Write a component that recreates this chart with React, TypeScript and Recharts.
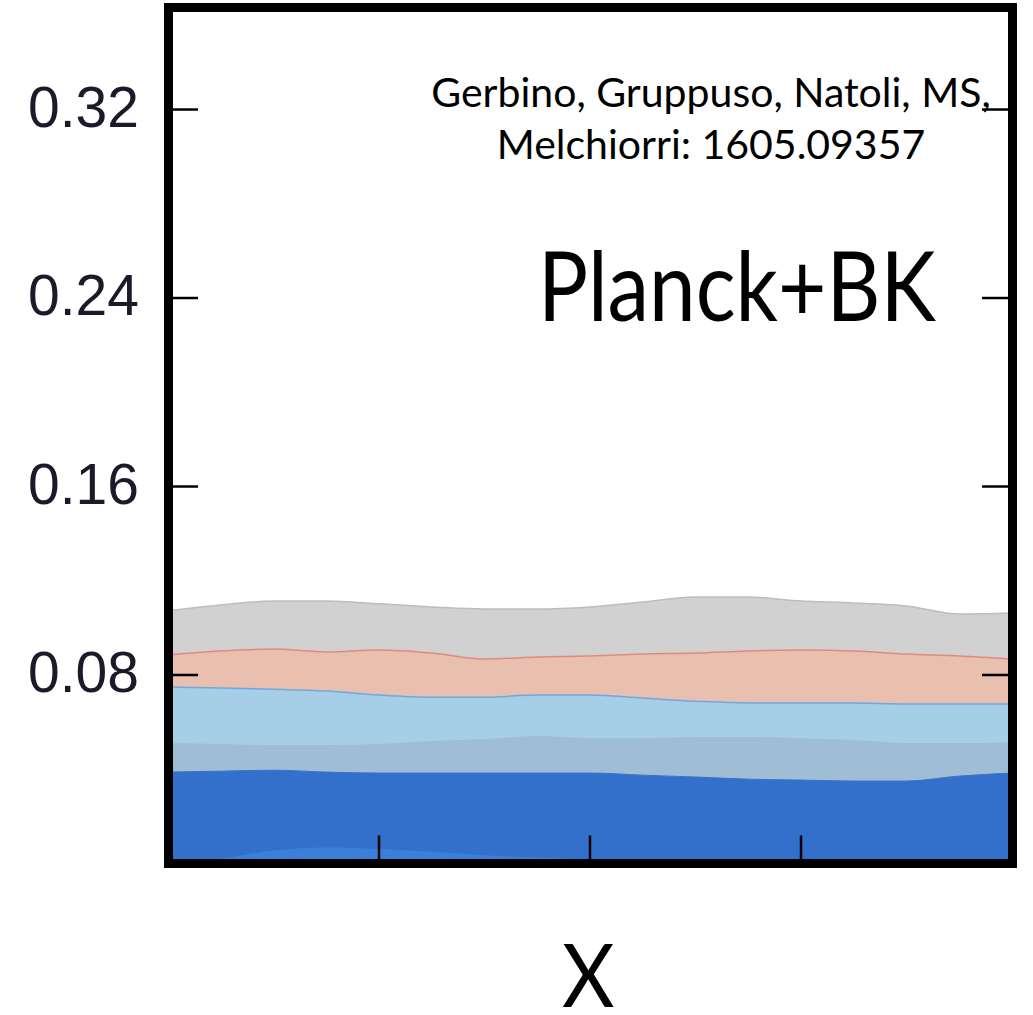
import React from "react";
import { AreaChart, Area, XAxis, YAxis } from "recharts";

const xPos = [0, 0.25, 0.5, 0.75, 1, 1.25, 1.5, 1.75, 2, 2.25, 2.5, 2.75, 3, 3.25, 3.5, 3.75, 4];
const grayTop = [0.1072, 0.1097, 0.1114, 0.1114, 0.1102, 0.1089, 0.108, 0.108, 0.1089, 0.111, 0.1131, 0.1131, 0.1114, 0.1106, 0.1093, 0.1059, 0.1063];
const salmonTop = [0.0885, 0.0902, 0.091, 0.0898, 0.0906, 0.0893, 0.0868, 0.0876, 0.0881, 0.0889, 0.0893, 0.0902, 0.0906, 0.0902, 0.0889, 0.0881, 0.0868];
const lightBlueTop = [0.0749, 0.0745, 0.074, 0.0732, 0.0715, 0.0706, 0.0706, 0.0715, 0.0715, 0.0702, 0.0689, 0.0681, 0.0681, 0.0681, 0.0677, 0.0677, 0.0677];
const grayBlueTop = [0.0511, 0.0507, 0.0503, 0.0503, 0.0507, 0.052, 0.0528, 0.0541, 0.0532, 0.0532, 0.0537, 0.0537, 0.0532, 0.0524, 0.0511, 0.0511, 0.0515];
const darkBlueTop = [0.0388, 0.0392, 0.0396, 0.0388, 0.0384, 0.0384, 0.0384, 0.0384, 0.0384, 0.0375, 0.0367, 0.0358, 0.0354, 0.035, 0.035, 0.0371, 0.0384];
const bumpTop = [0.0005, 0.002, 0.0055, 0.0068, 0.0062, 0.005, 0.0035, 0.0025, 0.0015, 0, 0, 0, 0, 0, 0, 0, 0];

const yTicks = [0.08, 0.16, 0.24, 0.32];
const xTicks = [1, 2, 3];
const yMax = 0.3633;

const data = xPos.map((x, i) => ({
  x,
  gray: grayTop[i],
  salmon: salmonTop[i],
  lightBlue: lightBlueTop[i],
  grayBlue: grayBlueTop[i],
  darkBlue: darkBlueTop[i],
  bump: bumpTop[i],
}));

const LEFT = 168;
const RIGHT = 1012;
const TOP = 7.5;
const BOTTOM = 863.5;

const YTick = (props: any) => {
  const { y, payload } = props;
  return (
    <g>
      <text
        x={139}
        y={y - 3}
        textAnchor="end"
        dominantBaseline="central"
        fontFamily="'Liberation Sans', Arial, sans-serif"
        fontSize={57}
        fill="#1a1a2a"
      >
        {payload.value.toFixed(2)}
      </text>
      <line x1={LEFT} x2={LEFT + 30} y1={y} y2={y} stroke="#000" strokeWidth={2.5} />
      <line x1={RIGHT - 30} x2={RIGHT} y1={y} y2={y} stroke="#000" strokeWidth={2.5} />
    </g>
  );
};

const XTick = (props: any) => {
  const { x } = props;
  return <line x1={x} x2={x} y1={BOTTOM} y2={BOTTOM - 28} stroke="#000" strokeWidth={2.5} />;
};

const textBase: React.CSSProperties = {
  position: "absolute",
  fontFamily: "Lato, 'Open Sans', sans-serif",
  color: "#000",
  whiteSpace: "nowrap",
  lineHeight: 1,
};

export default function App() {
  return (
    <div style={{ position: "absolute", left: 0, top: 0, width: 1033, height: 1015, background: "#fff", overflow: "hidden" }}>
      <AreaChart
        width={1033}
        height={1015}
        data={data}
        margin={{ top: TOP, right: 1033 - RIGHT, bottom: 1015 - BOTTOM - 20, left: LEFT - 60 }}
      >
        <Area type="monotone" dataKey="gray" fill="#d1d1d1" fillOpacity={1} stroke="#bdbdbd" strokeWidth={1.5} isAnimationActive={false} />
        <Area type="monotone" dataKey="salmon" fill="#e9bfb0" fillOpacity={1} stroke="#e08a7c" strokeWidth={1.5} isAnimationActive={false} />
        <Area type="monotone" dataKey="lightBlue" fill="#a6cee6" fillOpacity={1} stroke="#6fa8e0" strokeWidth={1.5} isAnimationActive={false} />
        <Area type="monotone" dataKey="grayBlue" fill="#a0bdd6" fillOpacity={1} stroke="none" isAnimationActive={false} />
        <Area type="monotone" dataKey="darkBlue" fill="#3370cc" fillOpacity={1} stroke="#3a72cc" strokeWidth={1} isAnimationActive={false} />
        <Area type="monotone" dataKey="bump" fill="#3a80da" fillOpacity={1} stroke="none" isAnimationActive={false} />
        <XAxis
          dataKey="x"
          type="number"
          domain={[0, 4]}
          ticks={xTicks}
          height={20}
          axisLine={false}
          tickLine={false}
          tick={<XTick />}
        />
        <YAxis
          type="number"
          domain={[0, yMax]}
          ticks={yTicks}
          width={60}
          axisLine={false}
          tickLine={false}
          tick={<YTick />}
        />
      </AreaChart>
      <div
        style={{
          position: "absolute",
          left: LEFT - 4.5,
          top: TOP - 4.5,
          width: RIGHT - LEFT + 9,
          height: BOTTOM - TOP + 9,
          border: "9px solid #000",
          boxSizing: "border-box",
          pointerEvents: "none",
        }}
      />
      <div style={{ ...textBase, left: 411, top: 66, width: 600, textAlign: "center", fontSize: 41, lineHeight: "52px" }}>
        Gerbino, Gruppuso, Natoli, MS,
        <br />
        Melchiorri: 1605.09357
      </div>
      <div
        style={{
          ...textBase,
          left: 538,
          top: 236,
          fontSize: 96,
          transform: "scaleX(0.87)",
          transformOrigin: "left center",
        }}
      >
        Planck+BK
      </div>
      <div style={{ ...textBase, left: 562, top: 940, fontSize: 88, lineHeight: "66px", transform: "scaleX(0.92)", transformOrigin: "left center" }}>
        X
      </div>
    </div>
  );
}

* * *

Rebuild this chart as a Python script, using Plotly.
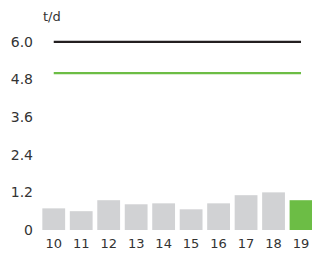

**TASK OBJECTIVE:** Leave out every picture, then retype exactly the lines from the one containing "Write a component" through the one containing "Area, XAxis, YAxis".

**PROBLEM SOLUTION:**
Write a component that recreates this chart with React, TypeScript and Recharts.
import React from "react";
import { AreaChart, Area, XAxis, YAxis } from "recharts";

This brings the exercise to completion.